Recommendations from Southeast Asia experts (pp. 38-39):

  1. Be consistent and develop a more comprehensive US approach to the region, beyond security, including getting into the regional economic game;
  2. Forget about American primacy – the US is one of many regional actors;
  3. Tone down rhetoric about the “rules-based order” and recognize that the Biden administration’s emphasis on democracy vs autocracy does not go down well;
  4. US cultural capital remains strong but needs to be tapped and promoted;
  5. US military-military engagement and presence is the US’s strongest and best asset in the region;
  6. Improve US public diplomacy in the region;
  7. Bring US diplomats up to speed and recognize the importance of face time at the leadership level;
  8. Take ASEAN seriously as an organization and don’t only pursue bilateral relationships;
  9. Don’t try to outcompete China economically and don’t try to convince Southeast Asians of China’s malign ways; and
  10. Factor the Middle East into US Southeast Asian policy with regard to Israel and the fate of Palestine.

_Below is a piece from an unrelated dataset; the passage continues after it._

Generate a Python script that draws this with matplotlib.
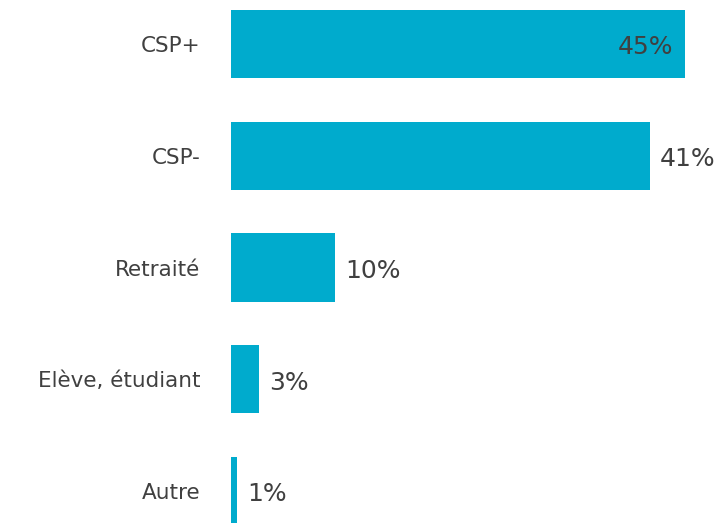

Recommendations from the Working Group (pp. 39-43):

  1. Do not exclusively/primarily view the region through the lens of US-China competition;
  2. Play to US strengths, be confident and proactive, and adopt a comprehensive and positive approach in the region;
  3. Welcome a multi-actor regional order;
  4. Prioritize and fund programs that restore US soft power appeal and increase US influence in the region;
  5. The President, high-level officials, and Congressional delegations should visit more often;
  6. The US Congress should pass legislation to elevate ASEAN’s diplomatic status, increase engagement between Congress and ASEAN, and form an ASEAN Caucus;
  7. Urgently involve the US in Southeast Asia’s regional economic architecture and play to US strengths in commerce;
  8. Develop and implement a coordinated Regional Development Initiative;
  9. Strengthen US Embassy capacities throughout the region;
  10. Strengthen work between US intelligence and counter-intelligence agencies and their counterparts in the region;
  11. Prioritize and dramatically increase US public diplomacy across the region, and increase educational exchange programs;
  12. Strengthen Southeast Asian studies in US universities;
  13. Establish a dedicated Track 2 channel of US and Southeast Asian former officials and leading non-governmental experts as an officially sponsored US-ASEAN activity;
  14. Continue the full range of military/security assistance programs and prioritize non-traditional security assistance.

How to apply the insights

  • The policy recommendations provided by the Southeast Asian experts and the Working Group on Southeast Asia give clear and specific actions that the US can take now to improve its relations with Southeast Asian countries and enlarge its footprint in the region in a positive way.

  • This section provides a comprehensive guide for policymakers looking for ideas to implement in the short-term.

Conclusion

The brief provides a short but comprehensive study of the comparative positions of the United States and China in Southeast Asia, including perspectives and recommendations from Southeast Asian thought leaders, and should serve as a useful resource for policymakers seeking to bolster US relations and presence in Southeast Asia.